### PROMPT:
Each line that holds the word "with" counts once; report how many lines do so and nothing else.

### MATERIAL PROVIDED:
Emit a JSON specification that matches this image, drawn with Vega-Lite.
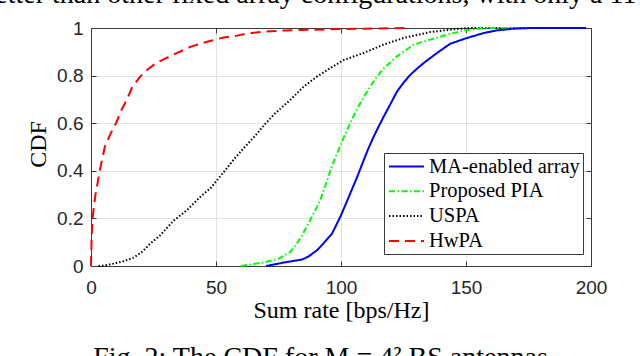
{
  "$schema": "https://vega.github.io/schema/vega-lite/v6.json",
  "width": 500,
  "height": 238,
  "autosize": {"type": "none"},
  "padding": {"left": 91, "top": 28, "right": 49, "bottom": 90},
  "background": "white",
  "config": {
    "view": {"stroke": null},
    "font": "Liberation Serif",
    "legend": {
      "orient": "none",
      "legendX": 293,
      "legendY": 125,
      "fillColor": "white",
      "strokeColor": "#3a3a3a",
      "padding": 2.5,
      "cornerRadius": 0,
      "symbolType": "M-1.75,0H1.75",
      "symbolSize": 400,
      "symbolOffset": 9,
      "symbolStrokeWidth": 2,
      "symbolFillColor": "transparent",
      "labelFont": "Liberation Serif",
      "labelFontSize": 20.5,
      "labelColor": "black",
      "labelOffset": 11.5,
      "rowPadding": 2.8,
      "labelLimit": 400
    }
  },
  "datasets": {
    "curves": [
      {"series": "HwPA", "rate": 0, "cdf": 0},
      {"series": "HwPA", "rate": 0.2, "cdf": 0.1},
      {"series": "HwPA", "rate": 0.6, "cdf": 0.2},
      {"series": "HwPA", "rate": 1.8, "cdf": 0.3},
      {"series": "HwPA", "rate": 3.5, "cdf": 0.4},
      {"series": "HwPA", "rate": 5.5, "cdf": 0.5},
      {"series": "HwPA", "rate": 8, "cdf": 0.56},
      {"series": "HwPA", "rate": 10, "cdf": 0.6},
      {"series": "HwPA", "rate": 12.4, "cdf": 0.66},
      {"series": "HwPA", "rate": 14.4, "cdf": 0.7},
      {"series": "HwPA", "rate": 16.4, "cdf": 0.75},
      {"series": "HwPA", "rate": 19.7, "cdf": 0.796},
      {"series": "HwPA", "rate": 22.4, "cdf": 0.824},
      {"series": "HwPA", "rate": 26.4, "cdf": 0.855},
      {"series": "HwPA", "rate": 33, "cdf": 0.888},
      {"series": "HwPA", "rate": 40, "cdf": 0.922},
      {"series": "HwPA", "rate": 46.4, "cdf": 0.942},
      {"series": "HwPA", "rate": 53, "cdf": 0.96},
      {"series": "HwPA", "rate": 58.4, "cdf": 0.968},
      {"series": "HwPA", "rate": 62, "cdf": 0.976},
      {"series": "HwPA", "rate": 69, "cdf": 0.985},
      {"series": "HwPA", "rate": 78, "cdf": 0.99},
      {"series": "HwPA", "rate": 89, "cdf": 0.993},
      {"series": "HwPA", "rate": 100, "cdf": 0.996},
      {"series": "HwPA", "rate": 115, "cdf": 0.998},
      {"series": "HwPA", "rate": 127, "cdf": 1},
      {"series": "USPA", "rate": 3, "cdf": 0},
      {"series": "USPA", "rate": 6, "cdf": 0.003},
      {"series": "USPA", "rate": 9, "cdf": 0.01},
      {"series": "USPA", "rate": 13, "cdf": 0.02},
      {"series": "USPA", "rate": 17, "cdf": 0.035},
      {"series": "USPA", "rate": 20.5, "cdf": 0.06},
      {"series": "USPA", "rate": 23.7, "cdf": 0.094},
      {"series": "USPA", "rate": 27.7, "cdf": 0.129},
      {"series": "USPA", "rate": 33, "cdf": 0.19},
      {"series": "USPA", "rate": 38.4, "cdf": 0.235},
      {"series": "USPA", "rate": 43.7, "cdf": 0.29},
      {"series": "USPA", "rate": 47.7, "cdf": 0.326},
      {"series": "USPA", "rate": 50.4, "cdf": 0.36},
      {"series": "USPA", "rate": 53.5, "cdf": 0.4},
      {"series": "USPA", "rate": 57.3, "cdf": 0.45},
      {"series": "USPA", "rate": 61.5, "cdf": 0.5},
      {"series": "USPA", "rate": 65.5, "cdf": 0.545},
      {"series": "USPA", "rate": 69.5, "cdf": 0.595},
      {"series": "USPA", "rate": 73.5, "cdf": 0.64},
      {"series": "USPA", "rate": 79.7, "cdf": 0.698},
      {"series": "USPA", "rate": 85.1, "cdf": 0.754},
      {"series": "USPA", "rate": 90.4, "cdf": 0.796},
      {"series": "USPA", "rate": 95.5, "cdf": 0.83},
      {"series": "USPA", "rate": 101, "cdf": 0.865},
      {"series": "USPA", "rate": 109, "cdf": 0.895},
      {"series": "USPA", "rate": 117, "cdf": 0.93},
      {"series": "USPA", "rate": 125, "cdf": 0.958},
      {"series": "USPA", "rate": 135.7, "cdf": 0.983},
      {"series": "USPA", "rate": 146.4, "cdf": 0.996},
      {"series": "USPA", "rate": 152, "cdf": 1},
      {"series": "USPA", "rate": 186, "cdf": 1},
      {"series": "Proposed PIA", "rate": 60, "cdf": 0},
      {"series": "Proposed PIA", "rate": 65, "cdf": 0.008},
      {"series": "Proposed PIA", "rate": 70, "cdf": 0.017},
      {"series": "Proposed PIA", "rate": 75, "cdf": 0.03},
      {"series": "Proposed PIA", "rate": 79.7, "cdf": 0.059},
      {"series": "Proposed PIA", "rate": 82, "cdf": 0.09},
      {"series": "Proposed PIA", "rate": 84, "cdf": 0.12},
      {"series": "Proposed PIA", "rate": 86, "cdf": 0.16},
      {"series": "Proposed PIA", "rate": 88, "cdf": 0.2},
      {"series": "Proposed PIA", "rate": 90, "cdf": 0.24},
      {"series": "Proposed PIA", "rate": 91.7, "cdf": 0.277},
      {"series": "Proposed PIA", "rate": 93.5, "cdf": 0.33},
      {"series": "Proposed PIA", "rate": 95.7, "cdf": 0.4},
      {"series": "Proposed PIA", "rate": 97.5, "cdf": 0.45},
      {"series": "Proposed PIA", "rate": 99.5, "cdf": 0.5},
      {"series": "Proposed PIA", "rate": 101.5, "cdf": 0.55},
      {"series": "Proposed PIA", "rate": 103.7, "cdf": 0.6},
      {"series": "Proposed PIA", "rate": 105.7, "cdf": 0.645},
      {"series": "Proposed PIA", "rate": 107.7, "cdf": 0.684},
      {"series": "Proposed PIA", "rate": 109.7, "cdf": 0.72},
      {"series": "Proposed PIA", "rate": 111.7, "cdf": 0.754},
      {"series": "Proposed PIA", "rate": 114, "cdf": 0.79},
      {"series": "Proposed PIA", "rate": 117.1, "cdf": 0.831},
      {"series": "Proposed PIA", "rate": 122.4, "cdf": 0.881},
      {"series": "Proposed PIA", "rate": 129, "cdf": 0.93},
      {"series": "Proposed PIA", "rate": 135.7, "cdf": 0.951},
      {"series": "Proposed PIA", "rate": 142.4, "cdf": 0.972},
      {"series": "Proposed PIA", "rate": 149, "cdf": 0.989},
      {"series": "Proposed PIA", "rate": 155.7, "cdf": 0.997},
      {"series": "Proposed PIA", "rate": 162, "cdf": 1},
      {"series": "Proposed PIA", "rate": 184, "cdf": 1},
      {"series": "MA-enabled array", "rate": 70, "cdf": 0},
      {"series": "MA-enabled array", "rate": 74, "cdf": 0.008},
      {"series": "MA-enabled array", "rate": 78.4, "cdf": 0.017},
      {"series": "MA-enabled array", "rate": 84.4, "cdf": 0.027},
      {"series": "MA-enabled array", "rate": 87, "cdf": 0.04},
      {"series": "MA-enabled array", "rate": 90.4, "cdf": 0.066},
      {"series": "MA-enabled array", "rate": 93, "cdf": 0.095},
      {"series": "MA-enabled array", "rate": 96.4, "cdf": 0.136},
      {"series": "MA-enabled array", "rate": 98, "cdf": 0.17},
      {"series": "MA-enabled array", "rate": 99.7, "cdf": 0.206},
      {"series": "MA-enabled array", "rate": 101.7, "cdf": 0.255},
      {"series": "MA-enabled array", "rate": 103.7, "cdf": 0.305},
      {"series": "MA-enabled array", "rate": 106.5, "cdf": 0.375},
      {"series": "MA-enabled array", "rate": 109.1, "cdf": 0.445},
      {"series": "MA-enabled array", "rate": 111, "cdf": 0.495},
      {"series": "MA-enabled array", "rate": 113.1, "cdf": 0.544},
      {"series": "MA-enabled array", "rate": 115, "cdf": 0.585},
      {"series": "MA-enabled array", "rate": 117.1, "cdf": 0.628},
      {"series": "MA-enabled array", "rate": 120, "cdf": 0.685},
      {"series": "MA-enabled array", "rate": 122.4, "cdf": 0.733},
      {"series": "MA-enabled array", "rate": 125, "cdf": 0.77},
      {"series": "MA-enabled array", "rate": 127.7, "cdf": 0.803},
      {"series": "MA-enabled array", "rate": 130.5, "cdf": 0.83},
      {"series": "MA-enabled array", "rate": 133.1, "cdf": 0.853},
      {"series": "MA-enabled array", "rate": 138.4, "cdf": 0.895},
      {"series": "MA-enabled array", "rate": 143.7, "cdf": 0.934},
      {"series": "MA-enabled array", "rate": 150.4, "cdf": 0.958},
      {"series": "MA-enabled array", "rate": 157.1, "cdf": 0.979},
      {"series": "MA-enabled array", "rate": 162.4, "cdf": 0.99},
      {"series": "MA-enabled array", "rate": 169, "cdf": 0.997},
      {"series": "MA-enabled array", "rate": 176, "cdf": 1},
      {"series": "MA-enabled array", "rate": 198, "cdf": 1}
    ]
  },
  "data": {"name": "curves"},
  "layer": [
    {
      "mark": {"type": "line", "clip": false},
      "encoding": {
        "x": {
          "field": "rate", "type": "quantitative",
          "scale": {"domain": [0, 200], "nice": false, "zero": false},
          "axis": {
            "orient": "bottom",
            "values": [0, 50, 100, 150, 200],
            "grid": true, "gridColor": "#e2e2e2", "gridWidth": 1,
            "domain": true, "domainColor": "#3a3a3a", "domainWidth": 1,
            "ticks": true, "tickColor": "#3a3a3a", "tickSize": -5, "tickWidth": 1,
            "labelFont": "Liberation Sans", "labelFontSize": 19, "labelColor": "#262626",
            "labelBaseline": "alphabetic", "labelPadding": 32, "labelFlush": false,
            "title": "Sum rate [bps/Hz]",
            "titleFont": "Liberation Serif", "titleFontSize": 24, "titleFontWeight": "normal",
            "titleColor": "black", "titleBaseline": "alphabetic", "titleY": 51, "titleX": 250
          }
        },
        "y": {
          "field": "cdf", "type": "quantitative",
          "scale": {"domain": [0, 1], "nice": false},
          "axis": {
            "orient": "left",
            "values": [0, 0.2, 0.4, 0.6, 0.8, 1],
            "format": "~g",
            "grid": true, "gridColor": "#e2e2e2", "gridWidth": 1,
            "domain": true, "domainColor": "#3a3a3a", "domainWidth": 1,
            "ticks": true, "tickColor": "#3a3a3a", "tickSize": -5, "tickWidth": 1,
            "labelFont": "Liberation Sans", "labelFontSize": 19, "labelColor": "#262626",
            "labelPadding": 13, "labelBaseline": "middle", "labelFlush": false,
            "title": "CDF",
            "titleFont": "Liberation Serif", "titleFontSize": 24, "titleFontWeight": "normal",
            "titleColor": "black", "titleAngle": 270, "titleBaseline": "alphabetic",
            "titleAlign": "center", "titleX": -46, "titleY": 116
          }
        },
        "color": {
          "field": "series", "type": "nominal",
          "scale": {
            "domain": ["MA-enabled array", "Proposed PIA", "USPA", "HwPA"],
            "range": ["#0000ff", "#00ff00", "#000000", "#ff0000"]
          },
          "legend": {"title": null}
        },
        "strokeDash": {
          "field": "series", "type": "nominal",
          "scale": {
            "domain": ["MA-enabled array", "Proposed PIA", "USPA", "HwPA"],
            "range": [[1, 0], [6, 2.5, 1.5, 2.5], [1.5, 2], [10, 6]]
          },
          "legend": {"title": null}
        },
        "strokeWidth": {
          "field": "series", "type": "nominal",
          "scale": {
            "domain": ["MA-enabled array", "Proposed PIA", "USPA", "HwPA"],
            "range": [2, 2, 2.2, 2.6]
          },
          "legend": null
        }
      }
    },
    {
      "mark": {"type": "point", "opacity": 0},
      "encoding": {
        "x": {
          "field": "rate", "type": "quantitative",
          "axis": {
            "orient": "top",
            "values": [0, 50, 100, 150, 200],
            "grid": false, "labels": false,
            "domain": true, "domainColor": "#3a3a3a", "domainWidth": 1,
            "ticks": true, "tickColor": "#3a3a3a", "tickSize": -5, "tickWidth": 1,
            "title": "better than other fixed array configurations, with only a 11%",
            "titleFont": "Liberation Serif", "titleFontSize": 28, "titleFontWeight": "normal",
            "titleColor": "black", "titleBaseline": "alphabetic", "titleAlign": "center",
            "titleX": 229, "titleY": -26
          }
        },
        "y": {
          "field": "cdf", "type": "quantitative",
          "axis": {
            "orient": "right",
            "values": [0, 0.2, 0.4, 0.6, 0.8, 1],
            "grid": false, "labels": false,
            "domain": true, "domainColor": "#3a3a3a", "domainWidth": 1,
            "ticks": true, "tickColor": "#3a3a3a", "tickSize": -5, "tickWidth": 1,
            "title": "Fig. 2: The CDF for M = 4² BS antennas",
            "titleFont": "Liberation Serif", "titleFontSize": 28, "titleFontWeight": "normal",
            "titleColor": "black", "titleAngle": 0, "titleBaseline": "alphabetic",
            "titleAlign": "center", "titleX": -271, "titleY": 337
          }
        }
      }
    }
  ],
  "resolve": {"axis": {"x": "independent", "y": "independent"}}
}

### ANSWER TO THIS TASK:
2